Le projet de loi sur les visites domiciliaires, dont l’examen parlementaire a été suspendu après un flot de critiques, est l’occasion ces dernières heures d’un débat entre libéraux, par médias interposés, sur la politique migratoire.
L’adoption au conseil communal de Liège d’une motion invitant au rejet du texte, soutenue par l’ensemble du groupe MR a mis le feu au poudre. La cheffe de groupe MR Christine Defraigne, par ailleurs présidente du Sénat, a justifié l’attitude des siens en invoquant un problème constitutionnel de respect de la vie privée et d’inviolabilité du domicile, et de proportionnalité.
Revenant sur ses dires dans l’émission Jeudi en Prime sur la RTBF, elle a relevé la difficulté d’utiliser des moyens pénaux pour une procédure administrative. La crainte existe de voir les juges d’instruction n’être qu’un simple relais du Parquet. Sur Twitter, la parlementaire liégeoise a été interpellée par l’ex-député-échevin de Mons Georges-Louis Bouchez. Ce dernier a rappelé que le projet de loi n’avait pas entraîné d’observations particulières de la part du Conseil d’Etat.
Il a ajouté que des perquisitions de nature pénale pouvaient déjà être réalisées par l’administration des Finances avec le simple accord du juge de police. En l’occurrence, il s’agit de visites domiciliaires sur la base d’indices sérieux selon lesquels le domicile est le siège social caché d’une activité. « La Cour constitutionnelle dira si la mesure est proportionnée, si bien sûr elle est amenée à se prononcer », a conclu Mme Defraigne. Avocats.be a fait connaître son intention de déposer un recours.
Entre-temps, le Vif avait fait savoir que le gouverneur de Liège Hervé Jamar (MR) accueillait chez lui des migrants. Ce dernier s’explique vendredi dans les colonnes de Sudpresse. L’initiative émane de son épouse et de sa fille, actives dans une plate-forme citoyenne. Lui reste en dehors de cela, eu égard à sa qualité de gouverneur, commissaire du gouvernement. « Je dois rester neutre mais je dois avouer que le geste citoyen posé par mon épouse et par ma fille n’est pas pour me déplaire », précise-t-il, mettant en avant, comme Mme Defraigne, l’humanisme qui le caractérise.

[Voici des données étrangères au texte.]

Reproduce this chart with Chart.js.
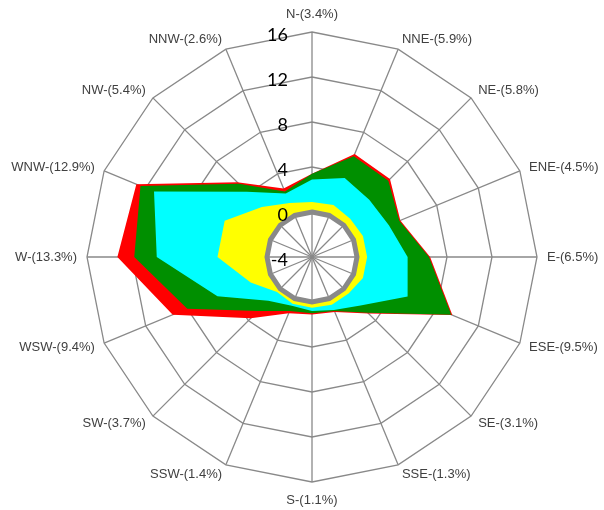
<!DOCTYPE html>
<html>
<head>
<meta charset="utf-8">
<script src="https://cdn.jsdelivr.net/npm/chart.js@4"></script>
<style>
  html, body { margin: 0; padding: 0; background: #fff; }
  #wrap { width: 604px; height: 510px; }
</style>
</head>
<body>
<div id="wrap"><canvas id="myChart"></canvas></div>
<script>
// data
const directions = ["N-(3.4%)", "NNE-(5.9%)", "NE-(5.8%)", "ENE-(4.5%)", "E-(6.5%)", "ESE-(9.5%)",
  "SE-(3.1%)", "SSE-(1.3%)", "S-(1.1%)", "SSW-(1.4%)", "SW-(3.7%)", "WSW-(9.4%)",
  "W-(13.3%)", "WNW-(12.9%)", "NW-(5.4%)", "NNW-(2.6%)"];

// cumulative values, innermost first
const yellowValues = [0.9, 1.0, 0.8, 0.9, 0.9, 0.9, 0.6, 0.6, 0.5, 0.5, 0.4, 1.9, 4.4, 4.4, 2.3, 1.2];
const cyanValues   = [2.9, 3.6, 3.2, 3.4, 4.5, 5.2, 2.1, 1.1, 0.8, 0.7, 1.5, 5.1, 9.8, 11.2, 4.2, 2.1];
const greenValues  = [3.4, 5.7, 5.6, 4.4, 6.4, 9.4, 3.0, 1.2, 1.0, 1.2, 2.8, 8.0, 11.8, 12.5, 5.2, 2.3];
const redValues    = [3.4, 5.9, 5.8, 4.5, 6.5, 9.5, 3.1, 1.3, 1.1, 1.4, 3.7, 9.4, 13.3, 12.9, 5.4, 2.6];

const tickMin = -4;
const tickMax = 16;
const tickStep = 4;

const gridGray = "#898989";

// heavy zero ring, value labels left of the N spoke, direction labels round the rim
const labelPlugin = {
  id: "labelPlugin",
  afterDraw(chart) {
    const s = chart.scales.r;
    const c = chart.ctx;
    c.save();
    c.strokeStyle = gridGray;
    c.lineWidth = 5;
    c.lineJoin = "miter";
    c.beginPath();
    directions.forEach((lab, i) => {
      const p = s.getPointPositionForValue(i, 0);
      if (i === 0) c.moveTo(p.x, p.y);
      else c.lineTo(p.x, p.y);
    });
    c.closePath();
    c.stroke();

    c.font = "18px Lato";
    c.fillStyle = "#000";
    c.textAlign = "right";
    c.textBaseline = "middle";
    s.ticks.forEach((t) => {
      const d = s.getDistanceFromCenterForValue(t.value);
      c.fillText(String(t.value), s.xCenter - 24, s.yCenter - d + 3);
    });

    c.font = '13px "Liberation Sans"';
    c.fillStyle = "#404040";
    directions.forEach((lab, i) => {
      const p = s.getPointPosition(i, s.drawingArea + 10);
      const a = p.angle + Math.PI / 2;
      const sx = Math.sin(a), cy = Math.cos(a);
      let y = p.y;
      if (Math.abs(sx) < 0.01) {
        c.textAlign = "center";
        y -= cy * 8;
      } else {
        c.textAlign = sx > 0 ? "left" : "right";
      }
      c.fillText(lab, p.x, y);
    });
    c.restore();
  },
};

let ctx = document.getElementById("myChart").getContext("2d");
let chart = new Chart(ctx, {
  type: "radar",
  data: {
    labels: directions,
    datasets: [
      { data: yellowValues, backgroundColor: "#ffff00" },
      { data: cyanValues, backgroundColor: "#00ffff" },
      { data: greenValues, backgroundColor: "#008f00" },
      { data: redValues, backgroundColor: "#ff0000" },
    ].map((d) => Object.assign(d, { fill: "origin", borderWidth: 0, pointRadius: 0, pointHoverRadius: 0 })),
  },
  options: {
    responsive: true,
    maintainAspectRatio: false,
    animation: false,
    layout: { padding: { top: 32, bottom: 27, left: 20, right: 0 } },
    plugins: {
      legend: { display: false },
      tooltip: { enabled: false },
    },
    scales: {
      r: {
        z: 1,
        min: tickMin,
        max: tickMax,
        ticks: { stepSize: tickStep, display: false },
        grid: { color: gridGray, lineWidth: 1.3 },
        angleLines: { color: gridGray, lineWidth: 1.3 },
        pointLabels: { display: false },
      },
    },
  },
  plugins: [labelPlugin],
});
</script>
</body>
</html>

Opérant la synthèse, le président du MR Olivier Chastel a dit jeudi sur Bel RTL, comprendre qu’il y ait dans son parti des sensibilités particulières sur un tel sujet. A la Chambre, les députés Richard Miller et Françoise Schepmans se sont distanciés du texte, à l’instar de Mme Defraigne. Olivier Chastel a indiqué que sa formation n’était pas insensible aux critiques. Il a en outre dit se réjouir que des proches, sympathisants du MR, fassent preuve d’une solidarité spontanée en hébergeant des migrants.
Preuve de l’existence de sensibilités différentes, le député bruxellois et sénateur Alain Destexhe s’est lui fendu jeudi d’une carte blanche sur le site internet du Vif, intitulée « Lettre aux ‘hébergeurs’ (et à quelques collègues libéraux) ». Evoquant Marcel Gauchet, il a souligné que les droits de l’homme ne font pas une politique. Il a dénoncé l’instrumentalisation de la détresse des migrants. Enfin, il a fustigé « l’hypocrisie » de ceux qui, sous le masque de l’humanitarisme et des droits de l’homme veulent un changement de politique aboutissant à l’ouverture des frontières en Belgique et en Europe. Selon lui, il s’agit-là des « derniers soubresauts de l’hégémonie culturelle de la gauche ».
Face à la tournure du débat sur le projet de loi sur les visites domiciliaires, Charles Michel avait répété dès jeudi au parlement que sa « responsabilité de premier ministre » l’invitait à en « garantir la sérénité ».
« Compte tenu de critiques, compte tenu d’émotions, d’un certain nombre de doutes sur les interprétations qu’il faut donner au texte, il m’a semblé utile de prendre un peu de temps pour écouter de manière active les messages et commentaires qui ont été exprimés », a-t-il dit, faisant notamment référence à la réaction des juges d’instruction. « L’objectif demeure une politique effective qui conjugue humanité et fermeté », a-t-il prévenu. « Lorsque les personnes entrent dans les conditions pour être accueillies chez nous, elles doivent l’être de manière digne et nous devons nous mobiliser pour cela. Mais, lorsqu’elles ne sont pas dans les conditions pour être accueillies, nous devons pouvoir mettre en oeuvre une politique effective de retour ».